# Exercise description
Copy out the whole listing exactly as written, leaving the pictures behind.
Start Dataset content
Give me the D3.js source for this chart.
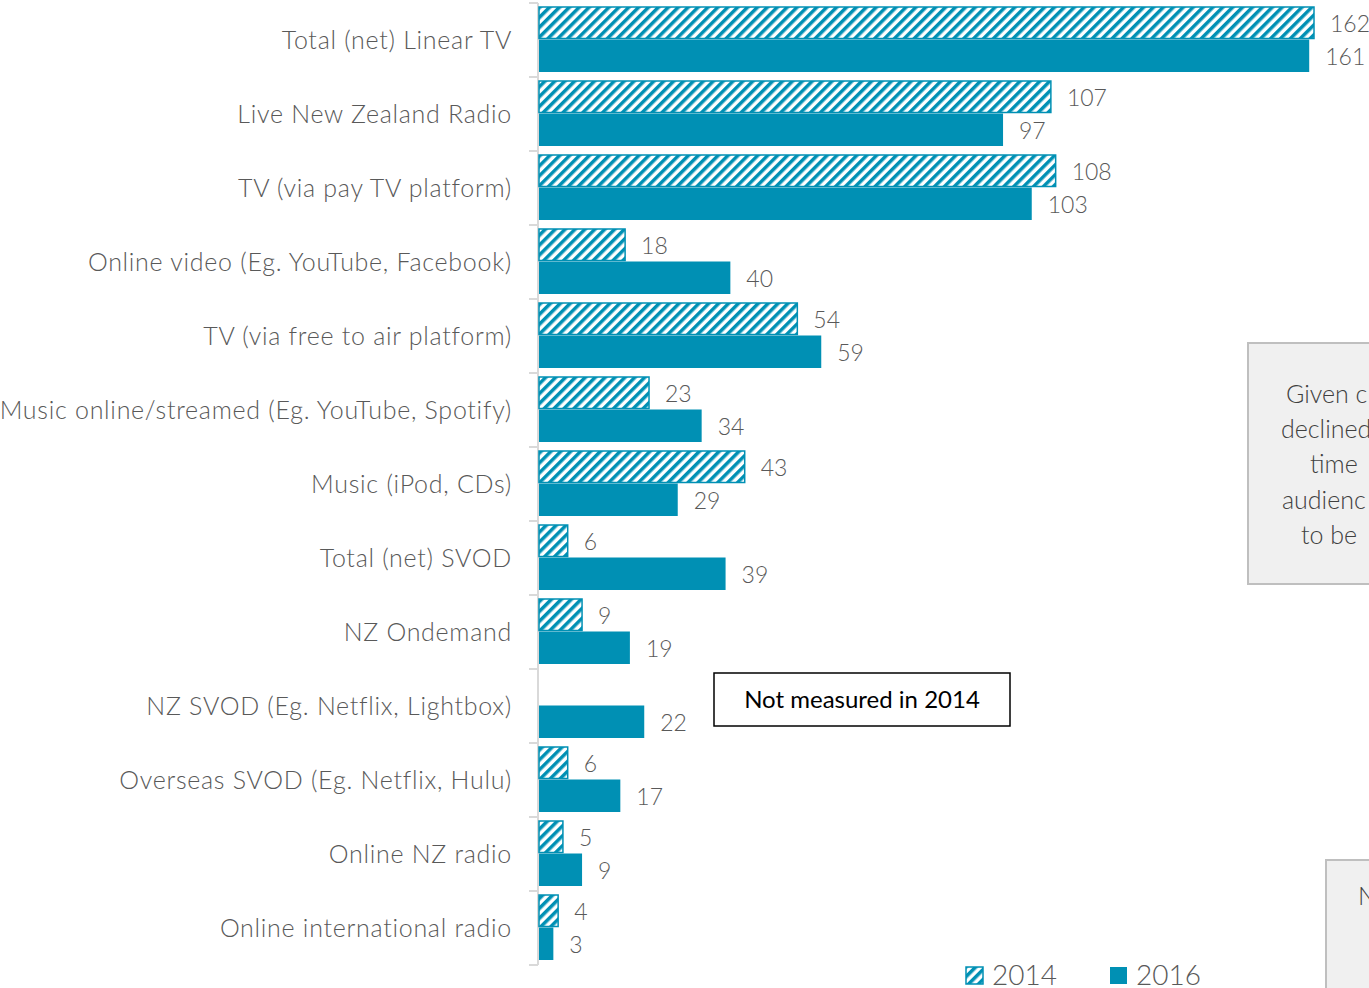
<!DOCTYPE html>
<html>
<head>
<meta charset="utf-8">
<script src="https://cdn.jsdelivr.net/npm/d3@7"></script>
<style>
  html, body { margin: 0; padding: 0; background: white; overflow: hidden; }
  svg { display: block; font-family: Lato, "Open Sans", sans-serif; }
</style>
</head>
<body>
<div class="container"></div>
<script>
const categories = [
  "Total (net) Linear TV",
  "Live New Zealand Radio",
  "TV (via pay TV platform)",
  "Online video (Eg. YouTube, Facebook)",
  "TV (via free to air platform)",
  "Music online/streamed (Eg. YouTube, Spotify)",
  "Music (iPod, CDs)",
  "Total (net) SVOD",
  "NZ Ondemand",
  "NZ SVOD (Eg. Netflix, Lightbox)",
  "Overseas SVOD (Eg. Netflix, Hulu)",
  "Online NZ radio",
  "Online international radio"
];
const values2014 = [162, 107, 108, 18, 54, 23, 43, 6, 9, null, 6, 5, 4];
const values2016 = [161, 97, 103, 40, 59, 34, 29, 39, 19, 22, 17, 9, 3];
const seriesNames = ["2014", "2016"];
const sideNoteLines = ["Given c", "declined", "time", "audienc", "to be"];

const w = 1369;
const h = 988;
const teal = "#0090b4";
const grey = "#595959";

const svg = d3.select(".container")
  .append("svg")
  .attr("width", w)
  .attr("height", h);

// hatch pattern for 2014
const pat = svg.append("defs").append("pattern")
  .attr("id", "hatch")
  .attr("patternUnits", "userSpaceOnUse")
  .attr("width", 7)
  .attr("height", 7)
  .attr("patternTransform", "rotate(45)");
pat.append("rect").attr("width", 7).attr("height", 7).attr("fill", "white");
pat.append("rect").attr("width", 3.5).attr("height", 7).attr("fill", teal);

const xScale = d3.scaleLinear()
  .domain([0, 162])
  .range([539, 1314]);

const yScale = d3.scaleBand()
  .domain(categories)
  .range([3, 965])
  .paddingInner(0)
  .paddingOuter(0);

const inner = d3.scaleBand()
  .domain(seriesNames)
  .range([4, 69]);

// axis line with ticks at band boundaries
svg.append("line")
  .attr("x1", 538).attr("x2", 538)
  .attr("y1", yScale.range()[0]).attr("y2", yScale.range()[1])
  .attr("stroke", "#d9d9d9").attr("stroke-width", 2);
const bounds = categories.map(c => yScale(c)).concat([yScale.range()[1]]);
svg.selectAll(".tick")
  .data(bounds)
  .enter()
  .append("line")
  .attr("x1", 529).attr("x2", 538)
  .attr("y1", d => d).attr("y2", d => d)
  .attr("stroke", "#d9d9d9").attr("stroke-width", 2);

// category labels
svg.selectAll(".cat")
  .data(categories)
  .enter()
  .append("text")
  .attr("x", 512)
  .attr("y", d => yScale(d) + yScale.bandwidth() / 2)
  .attr("dy", "0.35em")
  .attr("text-anchor", "end")
  .attr("font-size", 25)
  .attr("letter-spacing", 0.72)
  .attr("font-weight", 300)
  .attr("fill", grey)
  .text(d => d);

const rows = categories.map((c, i) => ({ c, v14: values2014[i], v16: values2016[i] }));

// 2014 bars
svg.selectAll(".b14")
  .data(rows.filter(d => d.v14 !== null))
  .enter()
  .append("rect")
  .attr("x", xScale(0))
  .attr("y", d => yScale(d.c) + inner("2014"))
  .attr("width", d => xScale(d.v14) - xScale(0))
  .attr("height", inner.bandwidth() - 1)
  .attr("fill", "url(#hatch)")
  .attr("stroke", teal)
  .attr("stroke-width", 1.5);

// 2016 bars
svg.selectAll(".b16")
  .data(rows)
  .enter()
  .append("rect")
  .attr("x", xScale(0))
  .attr("y", d => yScale(d.c) + inner("2016"))
  .attr("width", d => xScale(d.v16) - xScale(0))
  .attr("height", inner.bandwidth())
  .attr("fill", teal);

// value labels
svg.selectAll(".l14")
  .data(rows.filter(d => d.v14 !== null))
  .enter()
  .append("text")
  .attr("x", d => xScale(d.v14) + 16)
  .attr("y", d => yScale(d.c) + inner("2014") + inner.bandwidth() / 2 + 1)
  .attr("dy", "0.35em")
  .attr("font-size", 23)
  .attr("font-weight", 300)
  .attr("fill", grey)
  .text(d => d.v14);

svg.selectAll(".l16")
  .data(rows)
  .enter()
  .append("text")
  .attr("x", d => xScale(d.v16) + 16)
  .attr("y", d => yScale(d.c) + inner("2016") + inner.bandwidth() / 2 + 1)
  .attr("dy", "0.35em")
  .attr("font-size", 23)
  .attr("font-weight", 300)
  .attr("fill", grey)
  .text(d => d.v16);

// "Not measured" note
svg.append("rect")
  .attr("x", 714).attr("y", 673)
  .attr("width", 296).attr("height", 53)
  .attr("fill", "white").attr("stroke", "black").attr("stroke-width", 1.5);
svg.append("text")
  .attr("x", 862).attr("y", 700)
  .attr("dy", "0.35em")
  .attr("text-anchor", "middle")
  .attr("font-size", 24)
  .attr("fill", "black")
  .text("Not measured in 2014");

// side notes (cut by the page edge)
svg.append("rect")
  .attr("x", 1248).attr("y", 343)
  .attr("width", 200).attr("height", 241)
  .attr("fill", "#f0f0f0").attr("stroke", "#bfbfbf").attr("stroke-width", 2);
const noteX = [1286, 1281, 1310, 1282, 1301];
svg.selectAll(".note")
  .data(sideNoteLines)
  .enter()
  .append("text")
  .attr("x", (d, i) => noteX[i])
  .attr("y", (d, i) => 394 + i * 35.3)
  .attr("dy", "0.35em")
  .attr("font-size", 25)
  .attr("font-weight", 300)
  .attr("fill", "#404040")
  .text(d => d);

svg.append("rect")
  .attr("x", 1326).attr("y", 860)
  .attr("width", 200).attr("height", 200)
  .attr("fill", "#f0f0f0").attr("stroke", "#bfbfbf").attr("stroke-width", 2);
svg.append("text")
  .attr("x", 1358).attr("y", 896)
  .attr("dy", "0.35em")
  .attr("font-size", 25)
  .attr("font-weight", 300)
  .attr("fill", "#404040")
  .text("N");

// legend
const legend = svg.append("g");
const legX = [966, 1110];
seriesNames.forEach((s, i) => {
  legend.append("rect")
    .attr("x", legX[i]).attr("y", 967)
    .attr("width", 17).attr("height", 17)
    .attr("fill", i === 0 ? "url(#hatch)" : teal)
    .attr("stroke", i === 0 ? teal : "none")
    .attr("stroke-width", 1.5);
  legend.append("text")
    .attr("x", legX[i] + 26).attr("y", 975)
    .attr("dy", "0.35em")
    .attr("font-size", 28)
    .attr("font-weight", 300)
    .attr("fill", grey)
    .text(s);
});
</script>
</body>
</html>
End Dataset content
# Final result
Give me the D3.js source for this chart.
<!DOCTYPE html>
<html>
<head>
<meta charset="utf-8">
<script src="https://cdn.jsdelivr.net/npm/d3@7"></script>
<style>
  html, body { margin: 0; padding: 0; background: white; overflow: hidden; }
  svg { display: block; font-family: Lato, "Open Sans", sans-serif; }
</style>
</head>
<body>
<div class="container"></div>
<script>
const categories = [
  "Total (net) Linear TV",
  "Live New Zealand Radio",
  "TV (via pay TV platform)",
  "Online video (Eg. YouTube, Facebook)",
  "TV (via free to air platform)",
  "Music online/streamed (Eg. YouTube, Spotify)",
  "Music (iPod, CDs)",
  "Total (net) SVOD",
  "NZ Ondemand",
  "NZ SVOD (Eg. Netflix, Lightbox)",
  "Overseas SVOD (Eg. Netflix, Hulu)",
  "Online NZ radio",
  "Online international radio"
];
const values2014 = [162, 107, 108, 18, 54, 23, 43, 6, 9, null, 6, 5, 4];
const values2016 = [161, 97, 103, 40, 59, 34, 29, 39, 19, 22, 17, 9, 3];
const seriesNames = ["2014", "2016"];
const sideNoteLines = ["Given c", "declined", "time", "audienc", "to be"];

const w = 1369;
const h = 988;
const teal = "#0090b4";
const grey = "#595959";

const svg = d3.select(".container")
  .append("svg")
  .attr("width", w)
  .attr("height", h);

// hatch pattern for 2014
const pat = svg.append("defs").append("pattern")
  .attr("id", "hatch")
  .attr("patternUnits", "userSpaceOnUse")
  .attr("width", 7)
  .attr("height", 7)
  .attr("patternTransform", "rotate(45)");
pat.append("rect").attr("width", 7).attr("height", 7).attr("fill", "white");
pat.append("rect").attr("width", 3.5).attr("height", 7).attr("fill", teal);

const xScale = d3.scaleLinear()
  .domain([0, 162])
  .range([539, 1314]);

const yScale = d3.scaleBand()
  .domain(categories)
  .range([3, 965])
  .paddingInner(0)
  .paddingOuter(0);

const inner = d3.scaleBand()
  .domain(seriesNames)
  .range([4, 69]);

// axis line with ticks at band boundaries
svg.append("line")
  .attr("x1", 538).attr("x2", 538)
  .attr("y1", yScale.range()[0]).attr("y2", yScale.range()[1])
  .attr("stroke", "#d9d9d9").attr("stroke-width", 2);
const bounds = categories.map(c => yScale(c)).concat([yScale.range()[1]]);
svg.selectAll(".tick")
  .data(bounds)
  .enter()
  .append("line")
  .attr("x1", 529).attr("x2", 538)
  .attr("y1", d => d).attr("y2", d => d)
  .attr("stroke", "#d9d9d9").attr("stroke-width", 2);

// category labels
svg.selectAll(".cat")
  .data(categories)
  .enter()
  .append("text")
  .attr("x", 512)
  .attr("y", d => yScale(d) + yScale.bandwidth() / 2)
  .attr("dy", "0.35em")
  .attr("text-anchor", "end")
  .attr("font-size", 25)
  .attr("letter-spacing", 0.72)
  .attr("font-weight", 300)
  .attr("fill", grey)
  .text(d => d);

const rows = categories.map((c, i) => ({ c, v14: values2014[i], v16: values2016[i] }));

// 2014 bars
svg.selectAll(".b14")
  .data(rows.filter(d => d.v14 !== null))
  .enter()
  .append("rect")
  .attr("x", xScale(0))
  .attr("y", d => yScale(d.c) + inner("2014"))
  .attr("width", d => xScale(d.v14) - xScale(0))
  .attr("height", inner.bandwidth() - 1)
  .attr("fill", "url(#hatch)")
  .attr("stroke", teal)
  .attr("stroke-width", 1.5);

// 2016 bars
svg.selectAll(".b16")
  .data(rows)
  .enter()
  .append("rect")
  .attr("x", xScale(0))
  .attr("y", d => yScale(d.c) + inner("2016"))
  .attr("width", d => xScale(d.v16) - xScale(0))
  .attr("height", inner.bandwidth())
  .attr("fill", teal);

// value labels
svg.selectAll(".l14")
  .data(rows.filter(d => d.v14 !== null))
  .enter()
  .append("text")
  .attr("x", d => xScale(d.v14) + 16)
  .attr("y", d => yScale(d.c) + inner("2014") + inner.bandwidth() / 2 + 1)
  .attr("dy", "0.35em")
  .attr("font-size", 23)
  .attr("font-weight", 300)
  .attr("fill", grey)
  .text(d => d.v14);

svg.selectAll(".l16")
  .data(rows)
  .enter()
  .append("text")
  .attr("x", d => xScale(d.v16) + 16)
  .attr("y", d => yScale(d.c) + inner("2016") + inner.bandwidth() / 2 + 1)
  .attr("dy", "0.35em")
  .attr("font-size", 23)
  .attr("font-weight", 300)
  .attr("fill", grey)
  .text(d => d.v16);

// "Not measured" note
svg.append("rect")
  .attr("x", 714).attr("y", 673)
  .attr("width", 296).attr("height", 53)
  .attr("fill", "white").attr("stroke", "black").attr("stroke-width", 1.5);
svg.append("text")
  .attr("x", 862).attr("y", 700)
  .attr("dy", "0.35em")
  .attr("text-anchor", "middle")
  .attr("font-size", 24)
  .attr("fill", "black")
  .text("Not measured in 2014");

// side notes (cut by the page edge)
svg.append("rect")
  .attr("x", 1248).attr("y", 343)
  .attr("width", 200).attr("height", 241)
  .attr("fill", "#f0f0f0").attr("stroke", "#bfbfbf").attr("stroke-width", 2);
const noteX = [1286, 1281, 1310, 1282, 1301];
svg.selectAll(".note")
  .data(sideNoteLines)
  .enter()
  .append("text")
  .attr("x", (d, i) => noteX[i])
  .attr("y", (d, i) => 394 + i * 35.3)
  .attr("dy", "0.35em")
  .attr("font-size", 25)
  .attr("font-weight", 300)
  .attr("fill", "#404040")
  .text(d => d);

svg.append("rect")
  .attr("x", 1326).attr("y", 860)
  .attr("width", 200).attr("height", 200)
  .attr("fill", "#f0f0f0").attr("stroke", "#bfbfbf").attr("stroke-width", 2);
svg.append("text")
  .attr("x", 1358).attr("y", 896)
  .attr("dy", "0.35em")
  .attr("font-size", 25)
  .attr("font-weight", 300)
  .attr("fill", "#404040")
  .text("N");

// legend
const legend = svg.append("g");
const legX = [966, 1110];
seriesNames.forEach((s, i) => {
  legend.append("rect")
    .attr("x", legX[i]).attr("y", 967)
    .attr("width", 17).attr("height", 17)
    .attr("fill", i === 0 ? "url(#hatch)" : teal)
    .attr("stroke", i === 0 ? teal : "none")
    .attr("stroke-width", 1.5);
  legend.append("text")
    .attr("x", legX[i] + 26).attr("y", 975)
    .attr("dy", "0.35em")
    .attr("font-size", 28)
    .attr("font-weight", 300)
    .attr("fill", grey)
    .text(s);
});
</script>
</body>
</html>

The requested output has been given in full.